++++ Data segment
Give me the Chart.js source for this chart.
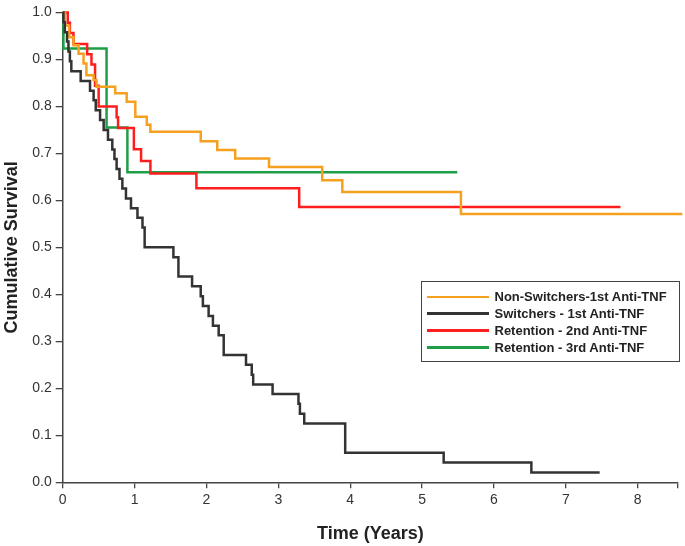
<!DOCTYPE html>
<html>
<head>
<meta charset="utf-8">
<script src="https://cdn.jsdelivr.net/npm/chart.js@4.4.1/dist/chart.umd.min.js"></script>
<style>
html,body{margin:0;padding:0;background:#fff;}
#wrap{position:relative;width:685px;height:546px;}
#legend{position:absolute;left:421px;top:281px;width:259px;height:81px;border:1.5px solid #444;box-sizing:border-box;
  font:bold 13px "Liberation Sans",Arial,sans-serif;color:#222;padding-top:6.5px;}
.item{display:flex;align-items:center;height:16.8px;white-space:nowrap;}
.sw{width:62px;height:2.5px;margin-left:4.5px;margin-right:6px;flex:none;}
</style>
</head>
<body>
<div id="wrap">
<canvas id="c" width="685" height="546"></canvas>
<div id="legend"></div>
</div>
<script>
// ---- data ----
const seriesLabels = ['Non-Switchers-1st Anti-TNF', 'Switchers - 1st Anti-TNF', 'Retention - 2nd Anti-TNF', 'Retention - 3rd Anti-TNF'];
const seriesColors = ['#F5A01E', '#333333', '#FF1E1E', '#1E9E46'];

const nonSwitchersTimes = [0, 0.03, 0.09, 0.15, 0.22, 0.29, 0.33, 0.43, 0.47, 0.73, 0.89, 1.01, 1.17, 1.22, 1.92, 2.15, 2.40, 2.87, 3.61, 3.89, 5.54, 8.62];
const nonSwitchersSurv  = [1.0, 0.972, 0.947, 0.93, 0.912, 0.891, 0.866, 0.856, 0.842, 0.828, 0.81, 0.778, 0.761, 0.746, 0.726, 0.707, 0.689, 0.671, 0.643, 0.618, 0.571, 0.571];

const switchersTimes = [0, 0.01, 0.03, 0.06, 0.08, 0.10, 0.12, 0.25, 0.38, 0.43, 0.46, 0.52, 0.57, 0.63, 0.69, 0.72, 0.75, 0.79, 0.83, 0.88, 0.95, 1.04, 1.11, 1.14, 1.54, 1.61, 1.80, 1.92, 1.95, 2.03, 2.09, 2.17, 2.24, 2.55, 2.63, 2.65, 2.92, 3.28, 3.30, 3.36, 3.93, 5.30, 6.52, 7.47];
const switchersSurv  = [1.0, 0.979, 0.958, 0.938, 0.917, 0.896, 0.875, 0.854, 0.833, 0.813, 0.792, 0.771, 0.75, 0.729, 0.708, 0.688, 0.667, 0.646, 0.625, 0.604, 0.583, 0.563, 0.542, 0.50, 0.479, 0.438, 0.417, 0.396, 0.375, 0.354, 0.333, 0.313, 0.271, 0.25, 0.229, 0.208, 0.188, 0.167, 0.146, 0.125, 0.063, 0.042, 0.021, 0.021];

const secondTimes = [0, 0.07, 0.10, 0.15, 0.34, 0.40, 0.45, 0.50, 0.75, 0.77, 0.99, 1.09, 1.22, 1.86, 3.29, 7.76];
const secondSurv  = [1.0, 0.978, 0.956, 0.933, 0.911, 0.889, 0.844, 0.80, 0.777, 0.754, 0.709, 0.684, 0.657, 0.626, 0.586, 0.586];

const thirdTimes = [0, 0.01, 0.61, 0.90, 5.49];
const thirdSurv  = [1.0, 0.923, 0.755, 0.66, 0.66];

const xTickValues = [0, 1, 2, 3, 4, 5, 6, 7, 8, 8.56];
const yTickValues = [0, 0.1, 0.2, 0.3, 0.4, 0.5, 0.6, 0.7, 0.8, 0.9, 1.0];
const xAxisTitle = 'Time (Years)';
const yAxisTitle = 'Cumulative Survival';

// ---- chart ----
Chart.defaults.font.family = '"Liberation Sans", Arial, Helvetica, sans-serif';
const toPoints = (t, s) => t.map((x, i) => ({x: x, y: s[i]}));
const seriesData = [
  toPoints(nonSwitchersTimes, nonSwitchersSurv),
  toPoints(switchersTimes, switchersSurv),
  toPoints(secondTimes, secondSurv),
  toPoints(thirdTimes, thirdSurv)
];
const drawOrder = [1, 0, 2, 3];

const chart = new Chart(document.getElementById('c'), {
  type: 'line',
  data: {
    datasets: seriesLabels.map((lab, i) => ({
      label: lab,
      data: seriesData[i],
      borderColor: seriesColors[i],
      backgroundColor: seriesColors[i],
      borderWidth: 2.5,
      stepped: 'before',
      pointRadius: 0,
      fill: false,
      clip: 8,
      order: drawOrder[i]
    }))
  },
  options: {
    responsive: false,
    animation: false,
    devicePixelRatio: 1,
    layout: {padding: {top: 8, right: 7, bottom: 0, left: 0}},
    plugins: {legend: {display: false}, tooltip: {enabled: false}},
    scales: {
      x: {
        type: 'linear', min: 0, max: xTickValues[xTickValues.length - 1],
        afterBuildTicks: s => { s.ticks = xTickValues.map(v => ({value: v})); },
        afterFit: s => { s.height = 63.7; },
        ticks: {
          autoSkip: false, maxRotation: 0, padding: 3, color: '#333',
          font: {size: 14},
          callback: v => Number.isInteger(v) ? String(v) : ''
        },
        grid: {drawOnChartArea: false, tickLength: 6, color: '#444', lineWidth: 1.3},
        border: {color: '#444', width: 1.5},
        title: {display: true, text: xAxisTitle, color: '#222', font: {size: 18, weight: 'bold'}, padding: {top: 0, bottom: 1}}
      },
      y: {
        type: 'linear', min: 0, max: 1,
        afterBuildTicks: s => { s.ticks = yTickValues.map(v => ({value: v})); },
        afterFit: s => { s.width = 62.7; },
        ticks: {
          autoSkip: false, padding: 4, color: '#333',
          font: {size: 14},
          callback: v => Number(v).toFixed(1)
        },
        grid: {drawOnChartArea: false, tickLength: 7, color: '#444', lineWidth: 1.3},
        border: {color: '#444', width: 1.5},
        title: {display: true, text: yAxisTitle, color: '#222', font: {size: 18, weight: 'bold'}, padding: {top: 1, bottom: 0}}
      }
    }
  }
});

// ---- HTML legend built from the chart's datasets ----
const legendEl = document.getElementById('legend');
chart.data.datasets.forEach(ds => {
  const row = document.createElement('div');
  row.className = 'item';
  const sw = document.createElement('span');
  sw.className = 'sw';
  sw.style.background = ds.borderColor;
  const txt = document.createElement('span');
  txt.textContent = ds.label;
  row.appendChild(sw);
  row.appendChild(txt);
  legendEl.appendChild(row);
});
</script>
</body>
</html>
++++++++
The request
Write out again every line above exactly as given; the pictures do not belong in the copy.

Response to the task
Give me the Chart.js source for this chart.
<!DOCTYPE html>
<html>
<head>
<meta charset="utf-8">
<script src="https://cdn.jsdelivr.net/npm/chart.js@4.4.1/dist/chart.umd.min.js"></script>
<style>
html,body{margin:0;padding:0;background:#fff;}
#wrap{position:relative;width:685px;height:546px;}
#legend{position:absolute;left:421px;top:281px;width:259px;height:81px;border:1.5px solid #444;box-sizing:border-box;
  font:bold 13px "Liberation Sans",Arial,sans-serif;color:#222;padding-top:6.5px;}
.item{display:flex;align-items:center;height:16.8px;white-space:nowrap;}
.sw{width:62px;height:2.5px;margin-left:4.5px;margin-right:6px;flex:none;}
</style>
</head>
<body>
<div id="wrap">
<canvas id="c" width="685" height="546"></canvas>
<div id="legend"></div>
</div>
<script>
// ---- data ----
const seriesLabels = ['Non-Switchers-1st Anti-TNF', 'Switchers - 1st Anti-TNF', 'Retention - 2nd Anti-TNF', 'Retention - 3rd Anti-TNF'];
const seriesColors = ['#F5A01E', '#333333', '#FF1E1E', '#1E9E46'];

const nonSwitchersTimes = [0, 0.03, 0.09, 0.15, 0.22, 0.29, 0.33, 0.43, 0.47, 0.73, 0.89, 1.01, 1.17, 1.22, 1.92, 2.15, 2.40, 2.87, 3.61, 3.89, 5.54, 8.62];
const nonSwitchersSurv  = [1.0, 0.972, 0.947, 0.93, 0.912, 0.891, 0.866, 0.856, 0.842, 0.828, 0.81, 0.778, 0.761, 0.746, 0.726, 0.707, 0.689, 0.671, 0.643, 0.618, 0.571, 0.571];

const switchersTimes = [0, 0.01, 0.03, 0.06, 0.08, 0.10, 0.12, 0.25, 0.38, 0.43, 0.46, 0.52, 0.57, 0.63, 0.69, 0.72, 0.75, 0.79, 0.83, 0.88, 0.95, 1.04, 1.11, 1.14, 1.54, 1.61, 1.80, 1.92, 1.95, 2.03, 2.09, 2.17, 2.24, 2.55, 2.63, 2.65, 2.92, 3.28, 3.30, 3.36, 3.93, 5.30, 6.52, 7.47];
const switchersSurv  = [1.0, 0.979, 0.958, 0.938, 0.917, 0.896, 0.875, 0.854, 0.833, 0.813, 0.792, 0.771, 0.75, 0.729, 0.708, 0.688, 0.667, 0.646, 0.625, 0.604, 0.583, 0.563, 0.542, 0.50, 0.479, 0.438, 0.417, 0.396, 0.375, 0.354, 0.333, 0.313, 0.271, 0.25, 0.229, 0.208, 0.188, 0.167, 0.146, 0.125, 0.063, 0.042, 0.021, 0.021];

const secondTimes = [0, 0.07, 0.10, 0.15, 0.34, 0.40, 0.45, 0.50, 0.75, 0.77, 0.99, 1.09, 1.22, 1.86, 3.29, 7.76];
const secondSurv  = [1.0, 0.978, 0.956, 0.933, 0.911, 0.889, 0.844, 0.80, 0.777, 0.754, 0.709, 0.684, 0.657, 0.626, 0.586, 0.586];

const thirdTimes = [0, 0.01, 0.61, 0.90, 5.49];
const thirdSurv  = [1.0, 0.923, 0.755, 0.66, 0.66];

const xTickValues = [0, 1, 2, 3, 4, 5, 6, 7, 8, 8.56];
const yTickValues = [0, 0.1, 0.2, 0.3, 0.4, 0.5, 0.6, 0.7, 0.8, 0.9, 1.0];
const xAxisTitle = 'Time (Years)';
const yAxisTitle = 'Cumulative Survival';

// ---- chart ----
Chart.defaults.font.family = '"Liberation Sans", Arial, Helvetica, sans-serif';
const toPoints = (t, s) => t.map((x, i) => ({x: x, y: s[i]}));
const seriesData = [
  toPoints(nonSwitchersTimes, nonSwitchersSurv),
  toPoints(switchersTimes, switchersSurv),
  toPoints(secondTimes, secondSurv),
  toPoints(thirdTimes, thirdSurv)
];
const drawOrder = [1, 0, 2, 3];

const chart = new Chart(document.getElementById('c'), {
  type: 'line',
  data: {
    datasets: seriesLabels.map((lab, i) => ({
      label: lab,
      data: seriesData[i],
      borderColor: seriesColors[i],
      backgroundColor: seriesColors[i],
      borderWidth: 2.5,
      stepped: 'before',
      pointRadius: 0,
      fill: false,
      clip: 8,
      order: drawOrder[i]
    }))
  },
  options: {
    responsive: false,
    animation: false,
    devicePixelRatio: 1,
    layout: {padding: {top: 8, right: 7, bottom: 0, left: 0}},
    plugins: {legend: {display: false}, tooltip: {enabled: false}},
    scales: {
      x: {
        type: 'linear', min: 0, max: xTickValues[xTickValues.length - 1],
        afterBuildTicks: s => { s.ticks = xTickValues.map(v => ({value: v})); },
        afterFit: s => { s.height = 63.7; },
        ticks: {
          autoSkip: false, maxRotation: 0, padding: 3, color: '#333',
          font: {size: 14},
          callback: v => Number.isInteger(v) ? String(v) : ''
        },
        grid: {drawOnChartArea: false, tickLength: 6, color: '#444', lineWidth: 1.3},
        border: {color: '#444', width: 1.5},
        title: {display: true, text: xAxisTitle, color: '#222', font: {size: 18, weight: 'bold'}, padding: {top: 0, bottom: 1}}
      },
      y: {
        type: 'linear', min: 0, max: 1,
        afterBuildTicks: s => { s.ticks = yTickValues.map(v => ({value: v})); },
        afterFit: s => { s.width = 62.7; },
        ticks: {
          autoSkip: false, padding: 4, color: '#333',
          font: {size: 14},
          callback: v => Number(v).toFixed(1)
        },
        grid: {drawOnChartArea: false, tickLength: 7, color: '#444', lineWidth: 1.3},
        border: {color: '#444', width: 1.5},
        title: {display: true, text: yAxisTitle, color: '#222', font: {size: 18, weight: 'bold'}, padding: {top: 1, bottom: 0}}
      }
    }
  }
});

// ---- HTML legend built from the chart's datasets ----
const legendEl = document.getElementById('legend');
chart.data.datasets.forEach(ds => {
  const row = document.createElement('div');
  row.className = 'item';
  const sw = document.createElement('span');
  sw.className = 'sw';
  sw.style.background = ds.borderColor;
  const txt = document.createElement('span');
  txt.textContent = ds.label;
  row.appendChild(sw);
  row.appendChild(txt);
  legendEl.appendChild(row);
});
</script>
</body>
</html>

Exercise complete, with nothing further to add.